0

I know this has been asked several times but I've tried a lot of solutions as suggested before and they don't work. I keep getting the below error on R (no matter however I modify the csv file) when I run the below

annotation_file <- "Best3_Abicinctus_FunctionalAnnotation.csv"
annotation_info <- read.csv(annotation_file, row.names=1, header=T)
Error in read.table(file=file,header=header,sep=sep,quote=quote, : duplicate 'row.names' are not allowed

I cannot set 'row.names=NULL' as this will screw up the data order for what I intend to do downstream. I even removed blanks/tabs from the end of every row by using sed 's/[[:blank:]]*$//'but the error doesnt go away. I tested replacing commas and spaces in all of the column entries and yet the annoying error doesn't go away. This is how first few lines of the file look like

"gene_id","name","product"
"maker-Contig673-pred_gff_AUGUSTUS-gene-1.6","stk10","Serine/threonine-protein kinase 10"
"maker-Contig204-pred_gff_AUGUSTUS-gene-3.1","ccnh","Cyclin-H"
"maker-Contig31958-pred_gff_AUGUSTUS-gene-0.7","fam136a","Protein FAM136A"
"maker-Contig31340-pred_gff_AUGUSTUS-gene-0.8","h2b","Histone H2B"

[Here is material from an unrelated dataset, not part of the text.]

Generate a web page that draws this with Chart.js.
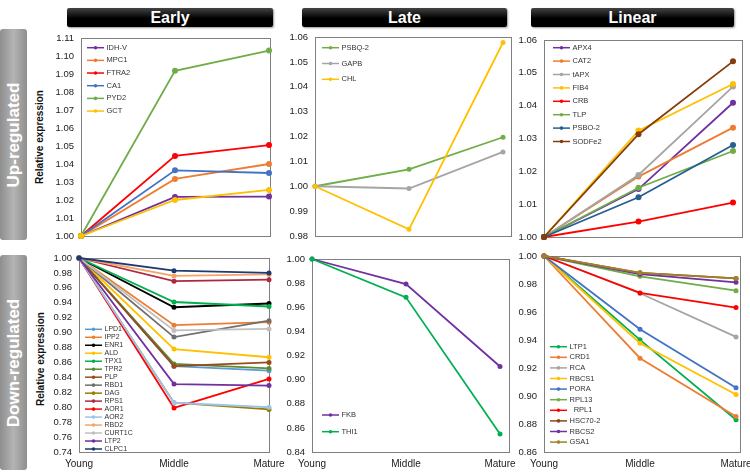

The file is available here on Dropbox in case you would like to take a look. I'm on a deadline and I'm just helplessly stuck at this step. Any help would be highly appreciated.

  • 1
    By using `row.names=1` you are telling `read.csv` to use the `gene_id`-column as rownames. Looking at the first few lines, I can imagine that not all names are unique. Do you really want the `gene_id` to become rownames instead of an actual column in your dataset? – Jaap Sep 01 '21 at 08:01
  • Yes cos' in the downstream steps, I run the following: sig_de_annotations <- annotation_info[rownames(sig_de_results),] sig_de_results<-cbind(sig_de_annotations, as.data.frame(sig_de_results)) write.csv(sig_de_results, row.names=T, file="DEGlist_Deformed_vs_Healthy.csv",) – Rodriguez J Mathew Sep 01 '21 at 08:06
  • The sig_de_results contain the gene_id in its first column i.e., "maker-Contigxxx" – Rodriguez J Mathew Sep 01 '21 at 08:12
  • 2
    I think you will have to update your script because dealing with multiple rownames is not good practice. I suggest you keep `row.names = NULL` and adapt `sig_de_annotations <- annotation_info[which(annotation_info$gene_id %in% rownames(sig_de_results)),]` or something similar – Basti Sep 01 '21 at 08:29
  • Thanks @BastienDucreux for the updated script but the script seems to be screwing up the gene order in the final csv file – Rodriguez J Mathew Sep 01 '21 at 09:16
  • Could you add some details about "downstream steps" you want to perform? It is usally a lot easier to store your data in a column than trying to deal with rownames problems. For the gene order you could use functions such as `dplyr::arrange` to sort your dataframe – Paul Sep 01 '21 at 09:24
  • Thanks for your response @Paul. I have a list of significantly up/down-regulated gene_ids after performing DESeq2 along with other columns such as p-value and so on stored in sig_de_results and I just want to annotate those gene_ids (e.g.,""maker-Contigxxx") in sig_de_results to the gene name info present on "Best3_Abicinctus_FunctionalAnnotation.csv". – Rodriguez J Mathew Sep 01 '21 at 09:37
  • and this is the R code I use to achieve this annotation `sig_de_annotations <- annotation_info[rownames(sig_de_results),] sig_de_results<-cbind(sig_de_annotations, as.data.frame(sig_de_results)) write.csv(sig_de_results, row.names=T, file="DEGlist_Deformed_vs_Healthy.csv",)` – Rodriguez J Mathew Sep 01 '21 at 09:37
  • Thanks but that does not make your example reproducible. Please edit your question with a minimal [reproducible example](https://stackoverflow.com/questions/5963269/how-to-make-a-great-r-reproducible-example), it will help us a lot to figure out how to help you. I.e. currently, we do not have enough to make the `sig_annotations` and `sig_results` objects – Paul Sep 01 '21 at 09:43
  • 1
    `gene_id` definitely should be a column and not rowname. How does making it a column screw up the order? – Ronak Shah Sep 01 '21 at 11:18

1 Answers1

0

I fixed the issue by removing the duplicate gene ids in column 1 of the annotation file "Best3_Abicinctus_FunctionalAnnotation.csv". Earlier I had tested by only removing the duplicate rows. Thank you @Jaap for the hint and also to the other users for their various suggestions.